Back in London, news of the Poyais fraud made investors very wary of any schemes involving Latin America and the value of stocks and bonds began to fall dramatically as people bailed out of the market. This, in turn, created suspicion of other investments, particularly those overseas, and the market began to slide. Banks, which had been lending money at ridiculously low interest rates, began to panic as the stock market went into freefall. With pitifully low reserves, Britain’s financial institutions were suddenly terribly exposed. The vaults of one bank – Pole Thornton – were literally left empty when one of their wealthy customers withdrew £30,000 without warning. Pole Thornton was not alone. By the middle of December 1825, numerous banks in London and the provinces were desperately scrambling to refill their coffers but, for many, it was too late. Some were saved from closure when the Bank of England began issuing emergency loans but, in total, seventy banks went into liquidation.

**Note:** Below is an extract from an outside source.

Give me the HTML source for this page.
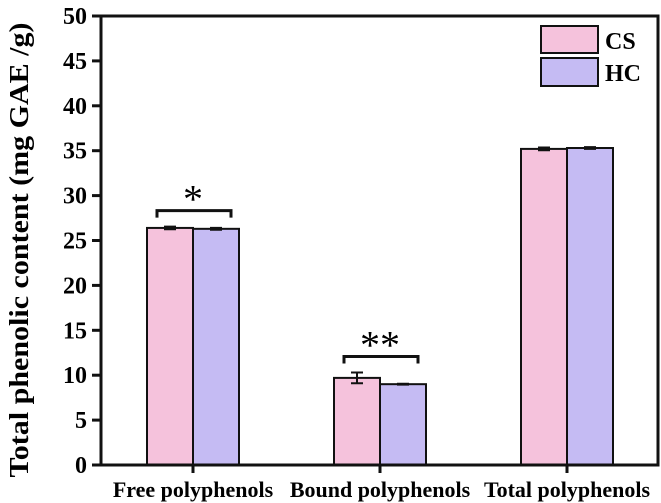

The financial crisis of 1825 had an effect that is all too familiar to us today. The banks that survived virtually stopped issuing loans for anything bar cast-iron investments, and as a consequence, the housing market collapsed. In the years following the banking crisis, building work at the Ladbroke estate ground to a halt and for the next decade very little development took place. By 1836, James Weller Ladbroke had failed to issue any new building leases for over two years. Disappointed and embittered, he must have wondered if his Notting Hill estate was really the golden egg he had once believed it to be. Then, just as Ladbroke was beginning to despair, a man named John Whyte appeared on the scene with an interesting proposition.

2

THE SLAVE OWNER ANDTHE RACECOURSE

Around the same time that James Weller Ladbroke had inherited his uncle’s land at Notting Hill, John Whyte became heir to another, very different estate – three sugar plantations on the Caribbean island of Jamaica. The plantations, known as Cavebottom, Craighead and Windhill, had been purchased by Whyte’s father, James, in the mid-1700s, and the family quickly became rich on the sugar, molasses and rum that they produced.